Following The Formula
Human nature is such that we are tempted by formulas. Just give me the numbers, I'll plug them in, we'll get the answers. There are many reasons why following a formula is enticing. With a formula, I don't have to think, I can just do. With a formula, if I do this then I'll get the result I want. And, with a formula, I'm in control.
In all reality, when our babies are babies we ease into our days by following...formulas. Baby wakes, we change her diaper. With a fresh diaper, baby is ready to eat. After feasting, baby is ready for a snooze. Repeat three hours (or so) later, and so on and so forth. Fast forward a few years and we get into another routine with school and other daily activities. Follow the prescribed formula, achieve success. But at some point we need to realize that we need to think beyond the formula.
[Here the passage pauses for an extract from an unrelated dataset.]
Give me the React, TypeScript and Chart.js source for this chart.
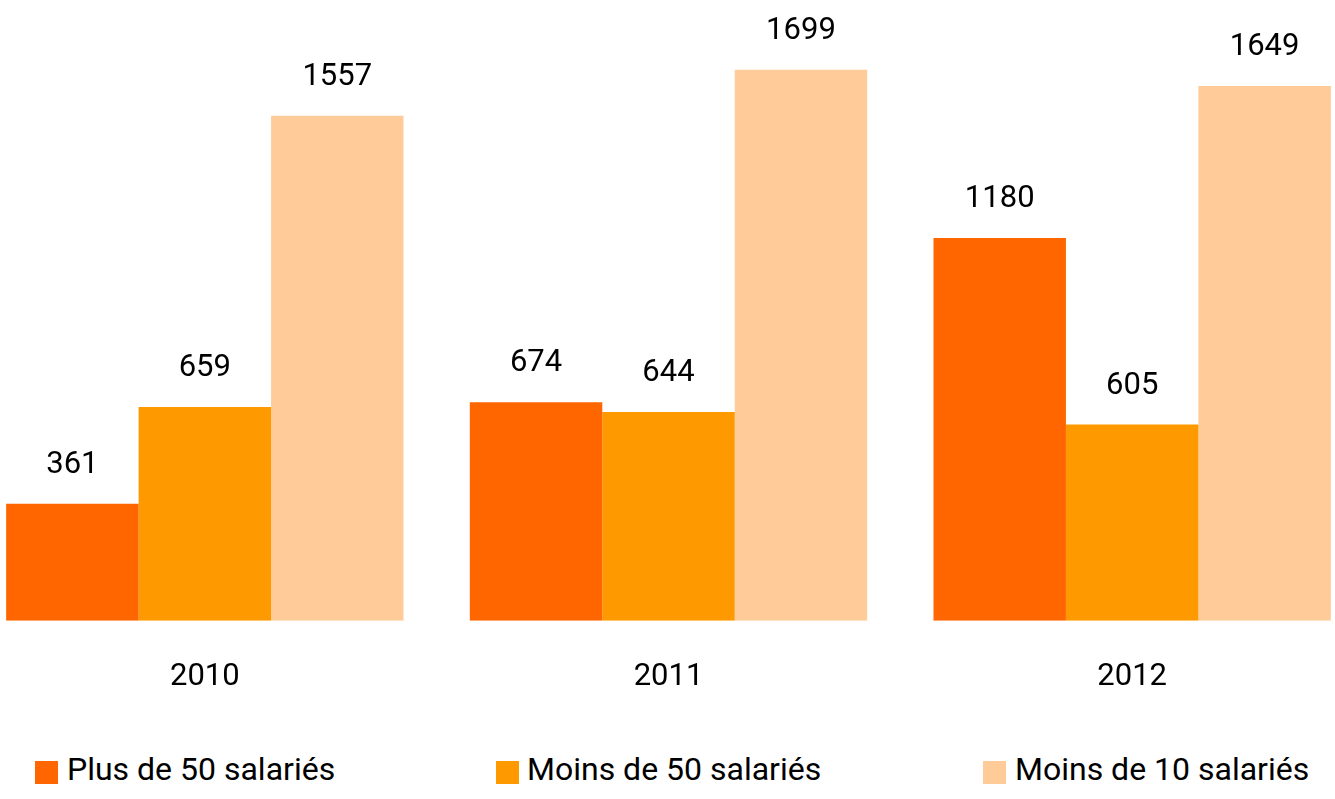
import React, { useEffect, useRef } from "react";
import { Chart, registerables } from "chart.js";

Chart.register(...registerables);

const categories = ["2010", "2011", "2012"];
const seriesNames = ["Plus de 50 salariés", "Moins de 50 salariés", "Moins de 10 salariés"];
const plus50 = [361, 674, 1180];
const moins50 = [659, 644, 605];
const moins10 = [1557, 1699, 1649];
const seriesColors = ["#FF6600", "#FF9900", "#FFCC99"];

const FONT = "Roboto, 'Liberation Sans', sans-serif";

const valueLabels = {
  id: "valueLabels",
  afterDatasetsDraw(chart: any) {
    const ctx = chart.ctx;
    ctx.save();
    ctx.font = `31px ${FONT}`;
    ctx.fillStyle = "#000";
    ctx.textAlign = "center";
    ctx.textBaseline = "alphabetic";
    chart.data.datasets.forEach((ds: any, i: number) => {
      const meta = chart.getDatasetMeta(i);
      meta.data.forEach((bar: any, j: number) => {
        ctx.fillText(String(ds.data[j]), bar.x, bar.y - 31);
      });
    });
    ctx.restore();
  },
};

export default function App() {
  const ref = useRef<HTMLCanvasElement | null>(null);

  useEffect(() => {
    if (!ref.current) return;
    const chart = new Chart(ref.current, {
      type: "bar",
      data: {
        labels: categories,
        datasets: [plus50, moins50, moins10].map((d, i) => ({
          label: seriesNames[i],
          data: d,
          backgroundColor: seriesColors[i],
          borderWidth: 0,
          barPercentage: 1,
          categoryPercentage: 0.857,
        })),
      },
      options: {
        animation: false,
        responsive: false,
        devicePixelRatio: 1,
        layout: { padding: { top: 37, left: 0, right: 0, bottom: 0 } },
        plugins: { legend: { display: false }, tooltip: { enabled: false } },
        scales: {
          x: {
            grid: { display: false, drawTicks: false },
            border: { display: false },
            ticks: { color: "#000", font: { family: FONT, size: 31 }, padding: 38 },
          },
          y: { display: false, min: 0, max: 1800 },
        },
      },
      plugins: [valueLabels],
    });
    return () => chart.destroy();
  }, []);

  const legendItems = [
    { box: 35, text: 67 },
    { box: 496, text: 527 },
    { box: 983, text: 1015 },
  ];

  return (
    <div style={{ position: "fixed", left: 0, top: 0, width: 1335, height: 799, overflow: "hidden", background: "#fff" }}>
      <canvas ref={ref} width={1391} height={734} style={{ position: "absolute", left: -27, top: 0 }} />
      {legendItems.map((it, i) => (
        <React.Fragment key={i}>
          <div style={{ position: "absolute", left: it.box, top: 761, width: 23, height: 23, background: seriesColors[i] }} />
          <span style={{ position: "absolute", left: it.text, top: 753, fontFamily: FONT, fontSize: 32, lineHeight: "32px", color: "#000", whiteSpace: "nowrap" }}>
            {seriesNames[i]}
          </span>
        </React.Fragment>
      ))}
    </div>
  );
}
A formula may give you answers, but it can't give you heart. Even if you are disciplining a young child, you can't just follow a method if you want to help her at the heart-level. But, formulas are tempting. If I do 1 and add 1, then I'll always get 2, right?
When The Formula Is Wrong
I've homeschooled my children at some point during each of their educational experiences. Over the years, I have found that there are many plans to follow, rules to create (example: "The 21 Rules of This House"), things to do, things NOT to do...and there are many forerunners in home education who share their experiences in all of these areas. It is awful tempting to do the same things other moms did when we learn that their children became entrepreneurs at fourteen, graduated at sixteen, and started Harvard soon after. Or we want to follow the same devotions that family did when we learn that their child remained pure and devoted herself to her future groom and mission work. If I do what they did, I will get the same result...I think.
But, there will come a point when we can no longer direct our children which way to turn or make them choose the correct answer. They grow up. They want more and more independence (and this is right and good). They need practice making their own decisions. But, if we don't realize this then we will continue trying to make our children follow our formula. They will resist and we will become frustrated. The relationship will be strained to say the least.
Maybe worse would be if our children did not resist. Should our grown children continue following our formula, they will become stunted and unable to make their own decisions. (And maybe living in our basement playing video games until they're 50.)
The formula, though, is a lie. It woos us to believe that we just need to follow it and then we will receive our desired result. Want a Christian kid? Just follow the right steps and grown kid will love God. Maybe...and maybe not. In following a formula, we have forgotten one important thing:
GOD IS SOVEREIGN.
It is God who is at work in our hearts. He directs our paths. He draws our children to Himself. We must be faithful in parenting biblically (we need to know and understand the Word to do this), but we must submit to God's good plans for our children. This may mean that two godly couples parent their children in Christ-honoring ways (it goes without saying that they are all sinners who will make mistakes) but one family may have a child who rebels, while the other has a child who steadily loves the Lord. While I maintain that God is faithful to His covenant with His people, I have no idea how He will go about drawing the hearts of my children to Himself. This may mean our children need to experience some intense trials. Maybe they need to sin in big ways to see their utter need for a Savior.
Whatever it takes, however messy it gets, Lord, guide me in this big-kid parenting journey. And, no matter how much You deviate from my formula, may the result be that You grant my children hearts of flesh that are tender to You.
Maybe this is your prayer as well? What a great joy to know our children are walking in the truth!